Rodbrew70 said:
So I can walk into my local bottle'o and grab a slab of draught or rock into the pub and ask for a schooner of draught! Stubbies/tap beer same brewer same name, some extract homebrews are even advertised the same, as draught! Is there a way of guessing/telling weather it's an ale or lager??
as a side note the brew I grew up drinking was made by a famous Australian brewer which exports a lager and I'm guessing that what I was drinking was a lager.
Haha! There's so many Australianisms in this post I don't think any non-Australians would have a clue what your'e talking about.
Bottle'o, slab, "rock into", schooner, stubbies...
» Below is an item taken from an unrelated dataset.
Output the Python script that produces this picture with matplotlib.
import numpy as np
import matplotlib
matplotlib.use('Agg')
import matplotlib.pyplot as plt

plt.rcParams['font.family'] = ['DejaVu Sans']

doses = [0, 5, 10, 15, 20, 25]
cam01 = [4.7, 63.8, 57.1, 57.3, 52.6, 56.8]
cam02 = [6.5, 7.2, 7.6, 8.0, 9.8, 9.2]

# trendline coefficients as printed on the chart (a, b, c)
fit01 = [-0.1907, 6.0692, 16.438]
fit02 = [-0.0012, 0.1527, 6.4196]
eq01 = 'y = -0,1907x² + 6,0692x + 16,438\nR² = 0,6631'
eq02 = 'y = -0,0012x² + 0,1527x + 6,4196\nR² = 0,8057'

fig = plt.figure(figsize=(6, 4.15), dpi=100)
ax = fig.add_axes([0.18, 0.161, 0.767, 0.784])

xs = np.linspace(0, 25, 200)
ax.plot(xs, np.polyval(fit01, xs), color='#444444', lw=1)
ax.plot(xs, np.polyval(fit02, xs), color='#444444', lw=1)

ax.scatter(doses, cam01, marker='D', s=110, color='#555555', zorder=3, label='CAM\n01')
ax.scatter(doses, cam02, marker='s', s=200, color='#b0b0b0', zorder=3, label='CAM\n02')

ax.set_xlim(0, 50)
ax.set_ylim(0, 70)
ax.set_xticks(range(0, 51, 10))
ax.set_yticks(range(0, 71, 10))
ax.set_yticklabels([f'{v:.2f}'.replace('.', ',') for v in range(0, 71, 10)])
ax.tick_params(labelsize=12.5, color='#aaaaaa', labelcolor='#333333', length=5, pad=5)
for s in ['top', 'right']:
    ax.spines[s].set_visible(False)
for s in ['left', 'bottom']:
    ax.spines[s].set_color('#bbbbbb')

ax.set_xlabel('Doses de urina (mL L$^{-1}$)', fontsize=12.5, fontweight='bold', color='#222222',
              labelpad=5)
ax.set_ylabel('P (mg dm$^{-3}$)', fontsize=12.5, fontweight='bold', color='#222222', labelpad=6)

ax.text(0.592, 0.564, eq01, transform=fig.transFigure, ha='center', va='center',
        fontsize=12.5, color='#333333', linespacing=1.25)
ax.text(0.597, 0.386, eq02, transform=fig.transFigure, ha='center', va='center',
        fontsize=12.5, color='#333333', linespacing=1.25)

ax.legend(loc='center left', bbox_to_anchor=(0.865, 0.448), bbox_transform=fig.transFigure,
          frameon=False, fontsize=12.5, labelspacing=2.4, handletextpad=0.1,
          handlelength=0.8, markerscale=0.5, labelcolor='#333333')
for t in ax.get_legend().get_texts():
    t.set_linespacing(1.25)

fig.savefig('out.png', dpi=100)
Generally it's pretty easy to tell typical lagers and ales apart. Lagers are usually crisp and dry with little fruitiness or other yeasty flavours. Lager yeasts ferment "cleaner", meaning they produce very few yeast flavours and aromas.
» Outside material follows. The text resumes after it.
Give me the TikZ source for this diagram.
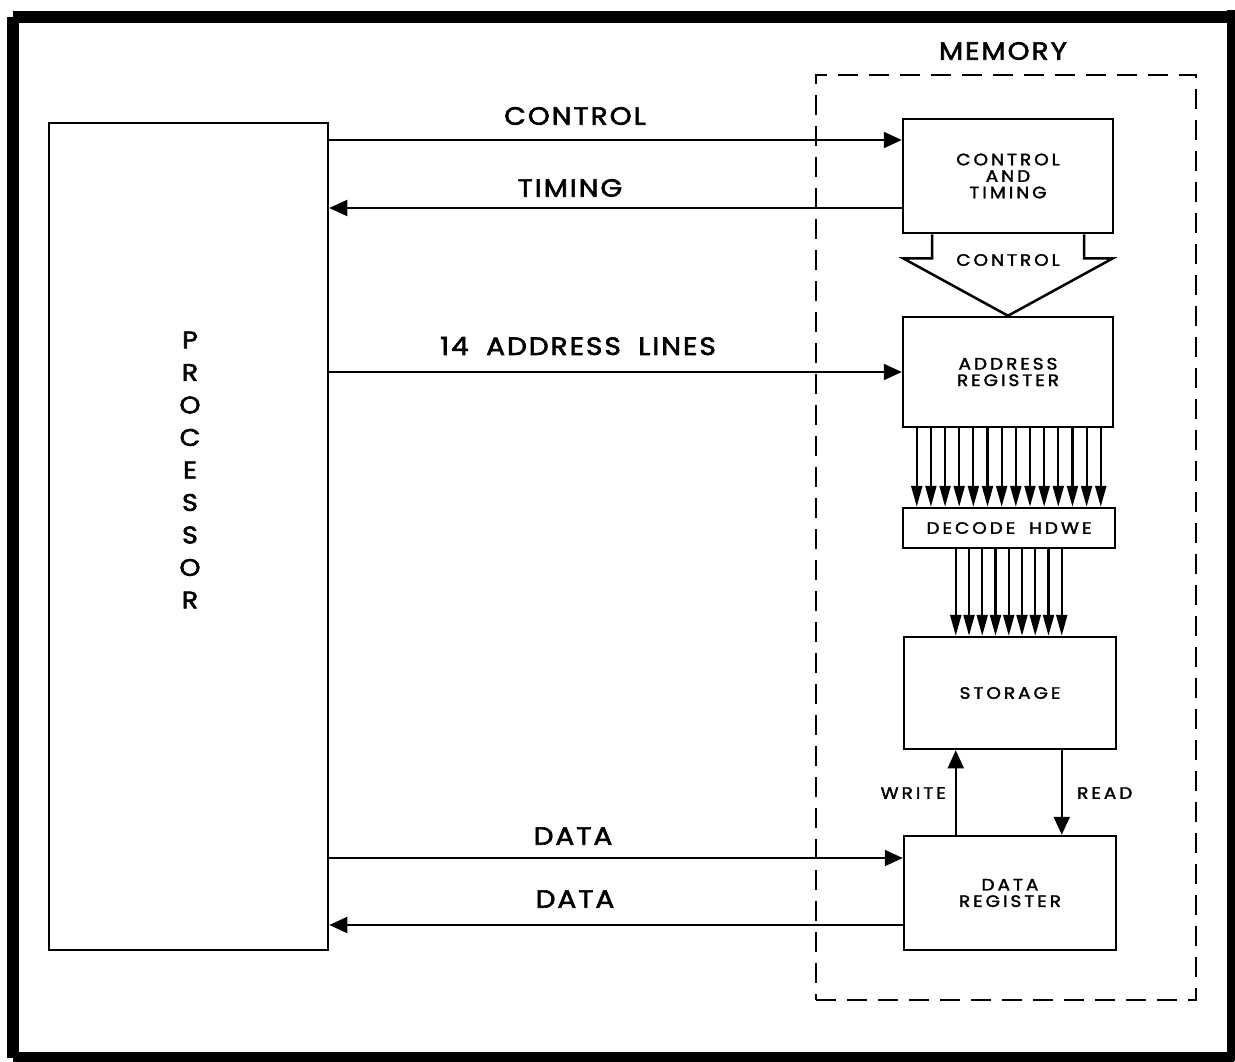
\documentclass[tikz,border=0pt]{standalone}
\usepackage{fontspec}
\setmainfont{Poppins}
\newfontfamily\bigf[LetterSpace=8,FakeBold=2.4,FakeStretch=1.12]{Poppins}
\newfontfamily\smallf[LetterSpace=18,FakeBold=2,FakeStretch=1.12]{Poppins}
\usetikzlibrary{arrows.meta,calc}
\tikzset{
  box/.style={draw, line width=2.5pt, minimum width=210pt, inner sep=0pt, align=center,
    font=\smallf\fontsize{16.5}{16.5}\selectfont},
  arr/.style={line width=2pt, -{Triangle[length=18pt,width=16pt]}},
  sarr/.style={line width=2.2pt, -{Triangle[length=21pt,width=11pt]}},
  biglab/.style={font=\bigf\fontsize{25}{26}\selectfont, inner sep=0pt},
  smalllab/.style={font=\smallf\fontsize{16.5}{16}\selectfont, inner sep=0pt},
}
\begin{document}
\begin{tikzpicture}[x=1pt,y=-1pt]
\useasboundingbox (0,0) rectangle (1235,1061);
% outer frame
\draw[line width=12pt] (13,16.5) -- (1234,16.5) (13,1058) -- (1234,1058) (13,16.5) -- (13,1058) (1233,10) -- (1233,1061);
% memory dashed box
\node[draw, dashed, dash pattern=on 20pt off 11pt, line width=2.5pt, minimum width=380pt, minimum height=925pt, inner sep=0pt] (mem) at (1006,537.5) {};
\node[biglab] (memlab) at (1003,51) {MEMORY};
% processor
\node[draw, line width=2.5pt, minimum width=279pt, minimum height=827pt, inner sep=0pt] (proc) at (188.5,536.5) {};
\node[font=\bigf\fontsize{24}{32.5}\selectfont, align=center, inner sep=0pt] (proclab) at (190,470) {P\\R\\O\\C\\E\\S\\S\\O\\R};
% memory internals
\node[box, minimum height=114pt] (ct) at (1008,176) {CONTROL\\AND\\TIMING};
\node[box, minimum height=110pt] (ar) at (1008,372) {ADDRESS\\REGISTER};
\node[box, minimum width=212pt, minimum height=40pt] (dec) at (1009,528) {DECODE\hspace{6pt} HDWE};
\node[box, minimum width=212pt, minimum height=112pt] (st) at (1010,693) {STORAGE};
\node[box, minimum width=212pt, minimum height=114pt] (dr) at (1010,893) {DATA\\REGISTER};
% fat control arrow
\draw[line width=2.5pt, line join=miter] ($(ct.south)+(-76,0)$) -- ++(0,24) -- ($(ct.south)+(-105,24)$) -- (ar.north) -- ($(ct.south)+(105,24)$) -- ($(ct.south)+(76,24)$) -- ($(ct.south)+(76,0)$);
\node[smalllab] (fatlab) at (1008,260) {CONTROL};
% processor <-> memory lines
\coordinate (c1) at ([yshift=36pt]ct.west);
\coordinate (t1) at ([yshift=-32pt]ct.west);
\coordinate (d1) at ([yshift=35pt]dr.west);
\coordinate (d2) at ([yshift=-32pt]dr.west);
\draw[arr] (c1 -| proc.east) -- (c1);
\draw[arr] (t1) -- (t1 -| proc.east);
\draw[arr] (ar.west -| proc.east) -- (ar.west);
\draw[arr] (d1 -| proc.east) -- (d1);
\draw[arr] (d2) -- (d2 -| proc.east);
\node[biglab] (l1) at (575,116) {CONTROL};
\node[biglab] (l2) at (570,188) {TIMING};
\node[biglab] (l3) at (578,346) {14\hspace{8pt} ADDRESS\hspace{8pt} LINES};
\node[biglab] (l4) at (573,836) {DATA};
\node[biglab] (l5) at (575,899) {DATA};
% address bus
\foreach \i in {0,...,13} {
  \coordinate (a\i) at ($(ar.south west)+(15+\i*14.154,0)$);
  \draw[sarr] (a\i) -- (a\i |- dec.north);
}
% decode to storage
\foreach \i in {0,...,8} {
  \coordinate (b\i) at ($(dec.south west)+(54+\i*13.25,0)$);
  \draw[sarr] (b\i) -- (b\i |- st.north);
}
% write / read
\coordinate (w1) at ($(dr.north west)+(53,0)$);
\coordinate (r1) at ($(st.south west)+(159,0)$);
\draw[arr] (w1) -- (w1 |- st.south);
\draw[arr] (r1) -- (r1 |- dr.north);
\node[smalllab, anchor=east] (wlab) at (946,793) {WRITE};
\node[smalllab, anchor=west] (rlab) at (1077,793) {READ};
\end{tikzpicture}
\end{document}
Ale yeasts do, and you'll taste and smell this.
Australian kit beers, as far as I know, probably won't be a lager. I think Coopers kits come with generic ale yeasts that are quite temperature resistant and produce good beer at Australian temps.
At bests it's probably some kind of resistant ale/lager blend designed for maximum versatility.
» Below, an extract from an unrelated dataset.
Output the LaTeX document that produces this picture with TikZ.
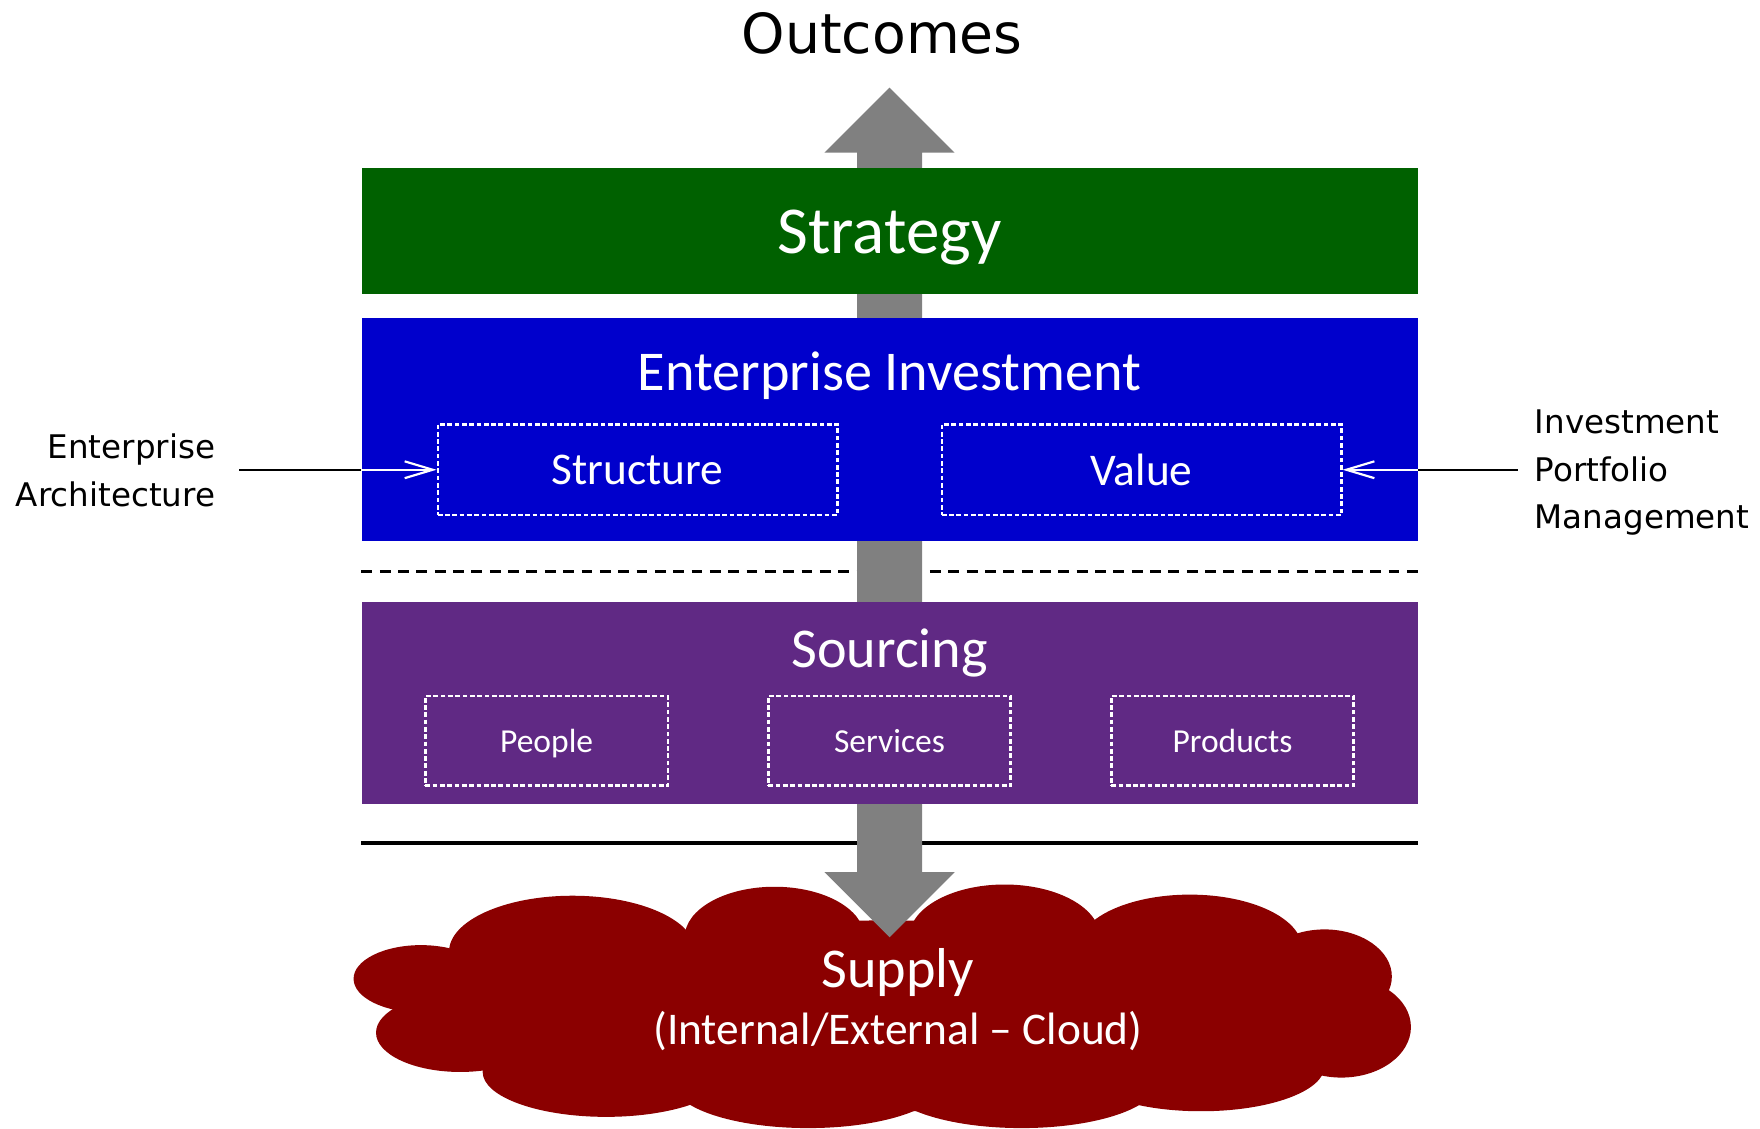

If you didn't bother cooling your wort during fermentation, you haven't made a lager. If you had a lager yeast and fermented above 15 degrees... you haven't really made a lager - It'll turn out much more like an ale.
If you had an ale yeast and tried to ferment it at 10 degrees, it probably wouldn't have started.
Look at the temperature recommendation for the yeast. If it's something like 18-25 degrees it's an ale yeast and anything you brew with it will be an ale.